Robinson Crusoe is one of those books I feel like I've read even when I haven't. Its myth, of the solitary man tormented by solitude but inwardly driven to survive, is among the more potent ones. But in a social context, it's also a fable about colonialism. Crusoe, at least in Luis Buñuel's version, is a man carrying the white man's burden, needing to master the environment and its other inhabitants. The ship that carries him to his destiny is involved in the slave trade, and one of the moments in the film that shocked me the most was when Crusoe decides to put Friday in leg shackles, which are among the items that, for some reason, he salvaged from the wreck of his ship. Even after the agony of his long solitude, when he longs to hear another human voice, his first thought when he encounters Friday is not that he has found a companion but that he's found a servant.
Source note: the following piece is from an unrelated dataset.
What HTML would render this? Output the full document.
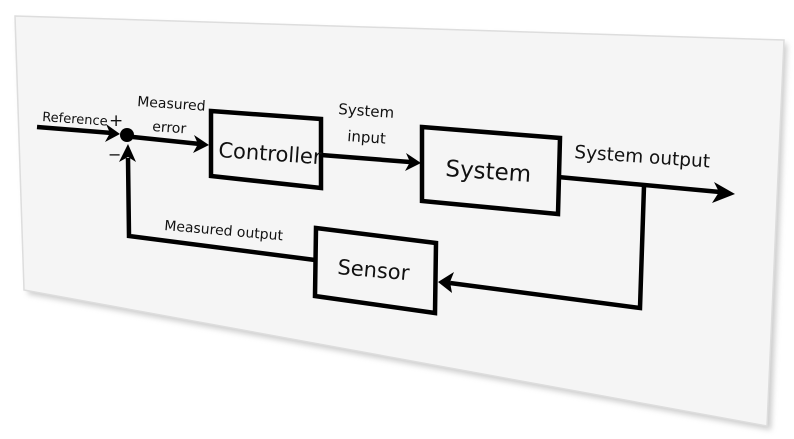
<!DOCTYPE html>
<html><head><meta charset="utf-8"><style>
html,body{margin:0;padding:0;background:#fff;width:794px;height:439px;overflow:hidden}
svg{display:block}
text{font-family:"DejaVu Sans","Liberation Sans",sans-serif;fill:#111}
</style></head><body>
<svg width="794" height="439" viewBox="0 0 794 439">
<defs>
<filter id="sh" x="-5%" y="-5%" width="110%" height="115%"><feGaussianBlur stdDeviation="3"/></filter>
</defs>
<polygon points="18,20 787,44 771,430 28,294" fill="#999" opacity="0.5" filter="url(#sh)"/>
<polygon points="15,16 784,40 767,426 24,290" fill="#f5f5f5" stroke="#ddd" stroke-width="1.5"/>
<g stroke="#000" stroke-width="4.5" fill="none">
<line x1="37" y1="127" x2="112" y2="133"/>
<line x1="133" y1="137" x2="200" y2="144"/>
<polygon points="211,111 321,119 321,188 211,176"/>
<line x1="321" y1="155" x2="410" y2="162"/>
<polygon points="422,127 560,138 558,214 422,201"/>
<line x1="558" y1="177" x2="720" y2="192"/>
<polyline points="644,186 640,308 450,283"/>
<polygon points="316,228 436,243 435,313 315,296"/>
<polyline points="315,260 129,236 128,158"/>
</g>
<circle cx="127" cy="135" r="7" fill="#000"/>
<g fill="#000">
<polygon points="120,134 106,124 110,133 105,142"/>
<polygon points="209,145 194,135 198,144 193,153"/>
<polygon points="421,163 406,153 410,162 405,171"/>
<polygon points="735,194 714,182 719,192 712,203"/>
<polygon points="438,282 454,272 450,282 452,293"/>
<polygon points="128,144 119,162 128,157 136,162"/>
</g>
<g font-size="14">
<text x="42" y="121" font-size="13" transform="rotate(4 42 121)">Reference</text>
<text x="109" y="126" font-size="17">+</text>
<text x="108" y="160" font-size="16">−</text>
<text x="137" y="106" transform="rotate(4 137 106)">Measured</text>
<text x="152" y="131" transform="rotate(4 152 131)">error</text>
<text x="338" y="114" font-size="15" transform="rotate(4 338 114)">System</text>
<text x="347" y="141" font-size="15" transform="rotate(4 347 141)">input</text>
<text x="574" y="158" font-size="18.5" transform="rotate(4 574 158)">System output</text>
<text x="164" y="230" transform="rotate(5 164 230)">Measured output</text>
</g>
<text x="218" y="157" font-size="21" transform="rotate(4 218 157)">Controller</text>
<text x="445" y="176" font-size="23" transform="rotate(4 445 176)">System</text>
<text x="337" y="274" font-size="21" transform="rotate(5 337 274)">Sensor</text>
</svg>
</body></html>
Presuming to give Friday a name instead of learning the one we assume he must already have, Crusoe also introduces himself as "Master." Both of them must be identified by their relationship. Eventually, Crusoe recognizes Friday as friend as much as servant, admiring the skills he brings to their existence on the island, but it's also Crusoe's "civilization" to which the two men journey at the film's end, rather than remain in the world they have created for themselves. And the relinquishing of the island to the band of mutineers as punishment for their mutiny is filled with irony: Crusoe has founded a penal colony like Australia. Buñuel is acutely aware of these ironies, of course, laying them on without preachiness, just as he slyly undercuts Crusoe's religiosity by having Friday ask Crusoe an unanswerable question about the relationship between God and the devil. Dan O'Herlihy makes a fine Crusoe, in a performance that got him an Oscar nomination, and Jaime Fernández, who learned English for the part, is an excellent foil as Friday. It was Buñuel's first color film, though the print shown on the Criterion Channel suggests that it may be in need of some cleaning and restoration.